Wednesday, November 2, 2011

The 3 Minute Rule

During Tuesday’s meeting Commissioner Ben Preston brought up something that has been a bone of contention for me for years - the uneven application of the rules covering the three minutes the public is allowed to address the commission.

A person has three minutes only, to speak his or her piece. This might be at the beginning of the meeting if applied for in writing in advance. It might be in reaction to a public hearing item on the agenda, or at the end of the meeting without prior notice.

What happens in reality is the three minute rule is flexible depending on who you are and who you know. The mayor is supposed to enforce the rule; the city clerk times the speakers and notifies them when the time is up.

Often the speaker wants to say a few more sentences or maybe more than a few; that is when the mayor and her hammer come into it. She is supposed to end it there and then and get the speaker to sit down. If they are stubborn the BSO officer escorts them away from the mike.

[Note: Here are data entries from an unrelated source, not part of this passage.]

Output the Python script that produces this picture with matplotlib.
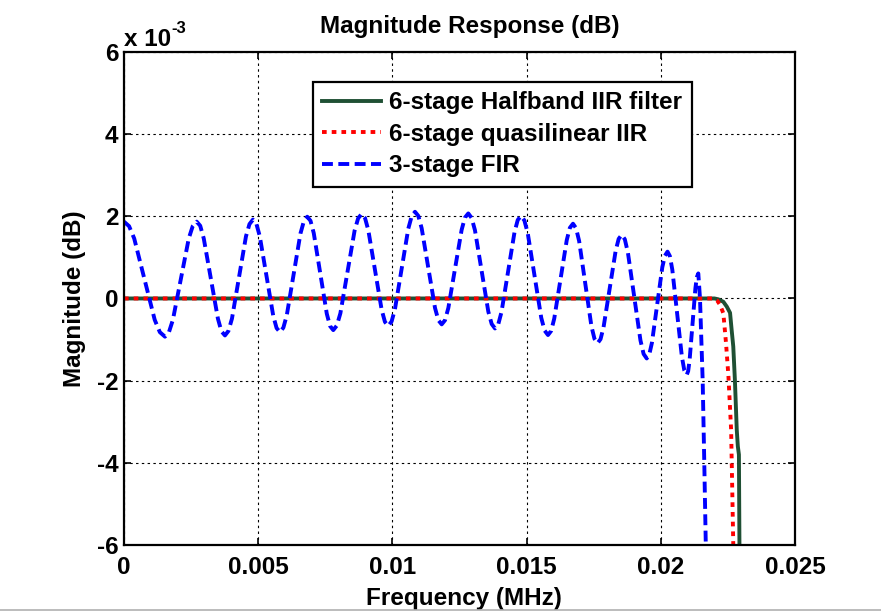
import matplotlib
matplotlib.use("Agg")
import matplotlib.pyplot as plt
from matplotlib.lines import Line2D

plt.rcParams['font.family'] = ['Liberation Sans', 'DejaVu Sans']
plt.rcParams['font.weight'] = 'bold'
FS = 17.5

# magnitudes are in units of 1e-3 dB
halfband_freq = [0, 0.02200, 0.02214, 0.02233, 0.02246, 0.02258, 0.02264, 0.02270, 0.02276,
                 0.02283, 0.02287, 0.02291, 0.02293, 0.02295]
halfband_mag = [0, 0, -0.02, -0.08, -0.20, -0.35, -0.77, -1.17, -1.98, -3.2, -3.6, -3.8, -6.0, -7.0]

quasi_freq = [0, 0.02195, 0.02210, 0.02221, 0.02233, 0.02243, 0.02252, 0.02262, 0.02270, 0.02275]
quasi_mag = [0, 0, -0.05, -0.16, -0.36, -1.09, -1.9, -3.2, -6.0, -7.0]

fir_freq = [0.000000, 0.000191, 0.000382, 0.000764, 0.001146, 0.001337,
            0.001528, 0.001676, 0.001823, 0.002119, 0.002414, 0.002561,
            0.002709, 0.002841, 0.002973, 0.003236, 0.003500, 0.003631,
            0.003763, 0.003893, 0.004024, 0.004285, 0.004545, 0.004676,
            0.004806, 0.004932, 0.005058, 0.005309, 0.005561, 0.005686,
            0.005812, 0.005939, 0.006066, 0.006321, 0.006575, 0.006702,
            0.006829, 0.006950, 0.007071, 0.007314, 0.007556, 0.007677,
            0.007798, 0.007930, 0.008063, 0.008327, 0.008592, 0.008724,
            0.008856, 0.008980, 0.009104, 0.009352, 0.009599, 0.009723,
            0.009847, 0.009971, 0.010096, 0.010345, 0.010593, 0.010718,
            0.010842, 0.010966, 0.011091, 0.011340, 0.011588, 0.011713,
            0.011837, 0.011961, 0.012085, 0.012333, 0.012580, 0.012704,
            0.012828, 0.012952, 0.013077, 0.013326, 0.013574, 0.013699,
            0.013823, 0.013944, 0.014065, 0.014307, 0.014549, 0.014670,
            0.014791, 0.014917, 0.015043, 0.015294, 0.015546, 0.015671,
            0.015797, 0.015914, 0.016030, 0.016263, 0.016496, 0.016612,
            0.016729, 0.016843, 0.016957, 0.017186, 0.017414, 0.017528,
            0.017642, 0.017755, 0.017867, 0.018093, 0.018318, 0.018430,
            0.018543, 0.018660, 0.018776, 0.019009, 0.019242, 0.019359,
            0.019475, 0.019572, 0.019669, 0.019863, 0.020056, 0.020153,
            0.020250, 0.020339, 0.020429, 0.020608, 0.020786, 0.020876,
            0.020965, 0.021019, 0.021073, 0.021181, 0.021289, 0.021343,
            0.021397, 0.021460, 0.021560, 0.021620, 0.021690]
fir_mag = [1.87, 1.76, 1.46, 0.47, -0.52, -0.82,
           -0.93, -0.82, -0.52, 0.47, 1.46, 1.76,
           1.87, 1.77, 1.46, 0.49, -0.49, -0.80,
           -0.90, -0.79, -0.49, 0.51, 1.51, 1.81,
           1.92, 1.82, 1.52, 0.55, -0.42, -0.72,
           -0.82, -0.71, -0.41, 0.59, 1.58, 1.88,
           1.99, 1.89, 1.59, 0.61, -0.37, -0.67,
           -0.77, -0.66, -0.36, 0.65, 1.65, 1.95,
           2.06, 1.96, 1.66, 0.70, -0.27, -0.57,
           -0.67, -0.56, -0.26, 0.72, 1.70, 2.00,
           2.11, 2.01, 1.71, 0.74, -0.23, -0.53,
           -0.63, -0.53, -0.23, 0.72, 1.67, 1.97,
           2.07, 1.96, 1.66, 0.67, -0.32, -0.62,
           -0.73, -0.63, -0.33, 0.64, 1.61, 1.91,
           2.01, 1.90, 1.59, 0.56, -0.47, -0.78,
           -0.89, -0.79, -0.49, 0.47, 1.42, 1.72,
           1.82, 1.71, 1.40, 0.37, -0.67, -0.98,
           -1.09, -0.99, -0.70, 0.23, 1.16, 1.45,
           1.55, 1.44, 1.11, 0.05, -1.02, -1.35,
           -1.46, -1.36, -1.08, -0.16, 0.76, 1.04,
           1.14, 1.03, 0.70, -0.36, -1.42, -1.75,
           -1.86, -1.77, -1.50, -0.63, 0.25, 0.52,
           0.61, 0.0, -2.0, -4.0, -6.5]

labels = ['6-stage Halfband IIR filter', '6-stage quasilinear IIR', '3-stage FIR']
xticks = [0, 0.005, 0.01, 0.015, 0.02, 0.025]
xtick_labels = ['0', '0.005', '0.01', '0.015', '0.02', '0.025']
yticks = [-6, -4, -2, 0, 2, 4, 6]

fig = plt.figure(figsize=(8.81, 6.12), dpi=100)
ax = fig.add_axes([0.1407, 0.1095, 0.7617, 0.8056])

ax.plot(halfband_freq, halfband_mag, color='#1f5034', lw=2.8, label=labels[0])
ax.plot(quasi_freq, quasi_mag, color='#ff0000', lw=2.8, linestyle=(0, (1.2, 1.3)), label=labels[1])
ax.plot(fir_freq, fir_mag, color='#0000ff', lw=2.8, linestyle=(0, (2.8, 1.4)), label=labels[2])

ax.set_xlim(0, 0.025)
ax.set_ylim(-6, 6)
ax.set_xticks(xticks)
ax.set_xticklabels(xtick_labels)
ax.set_yticks(yticks)
ax.set_yticklabels([str(t) for t in yticks])
ax.grid(True, color='black', linestyle=(0, (2.2, 3)), lw=0.8)
ax.tick_params(direction='in', length=5, width=1.2, top=True, right=True, labelsize=FS)
ax.tick_params(axis='x', pad=8)
ax.tick_params(axis='y', pad=4)
for sp in ax.spines.values():
    sp.set_linewidth(1.6)

ax.set_title('Magnitude Response (dB)', fontsize=FS, fontweight='bold', pad=14, x=0.515)
ax.set_xlabel('Frequency (MHz)', fontsize=FS, fontweight='bold', labelpad=1)
ax.xaxis.set_label_coords(0.507, -0.085)
ax.set_ylabel('Magnitude (dB)', fontsize=FS, fontweight='bold', labelpad=8)

# MATLAB-style exponent above the y axis
base = ax.text(0.0, 1.013, 'x 10', transform=ax.transAxes, fontsize=FS,
               fontweight='bold', ha='left', va='baseline')
ax.annotate('-3', xy=(1.0, 0.95), xycoords=base, fontsize=12, fontweight='bold',
            ha='left', va='center')

leg = ax.legend(loc='upper left', bbox_to_anchor=(0.281, 0.940), borderaxespad=0,
                fontsize=FS, fancybox=False, framealpha=1, handlelength=2.4,
                labelspacing=0.35, borderpad=0.4, handletextpad=0.35)
leg.get_frame().set_edgecolor('black')
leg.get_frame().set_linewidth(1.6)

# thin grey rule along the bottom edge
fig.add_artist(Line2D([0, 1], [0.003, 0.003], transform=fig.transFigure, color='#b0b0b0', lw=1.2))

fig.savefig('out.png', dpi=100)
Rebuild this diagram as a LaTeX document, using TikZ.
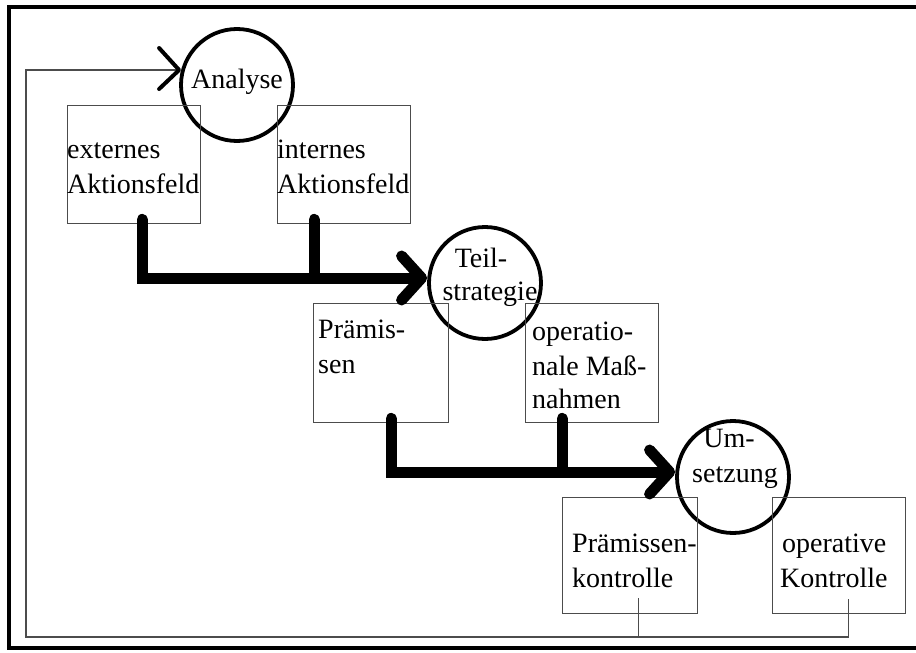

However, depending on the situation, the three minutes can be 4 or 6 or more. The most frequent transgressors are the mayor’s favorites. When one of her pets or a favored lobbyist gets up to speak and runs a little over she gives her famous helpless eye squint and shoulder shrug and with a wave of her hand allows the extra time.

Contrast that with what happens when an “ordinary” resident, or one out of favor steps up to speak and the buzzer sounds the end; many people are allowed to finish a thought or sentence but, depending on who they are, others are not even allowed this courtesy. To these un-favored, Noland’s reaction would have listeners believe that civilization as we know it would come to an end if an extra 5 seconds were permitted. She jumps right in at the sound of the buzzer and if her curt “Sorry, time’s up” doesn’t do it she can get downright nasty and personal, taking up far more time than the speaker wanted to begin with.

Commissioner Preston’s apology to the other commissioners for asking that one of his constituents be given a little more time was accepted by the Mayor without even a hint of irony. Not one of the commissioners spoke up to say that they had all done the same thing at one time. He was left feeling that he had indeed done something wrong, and that isn’t right.

I urge the commission to think about this, I urge the commission to apply the rules evenhandedly. I urge the commission to recognize that all residents have the same rights to their three minutes and to the application of the exceptions to the rule. What you do for one, you must do for all. Fair’s fair.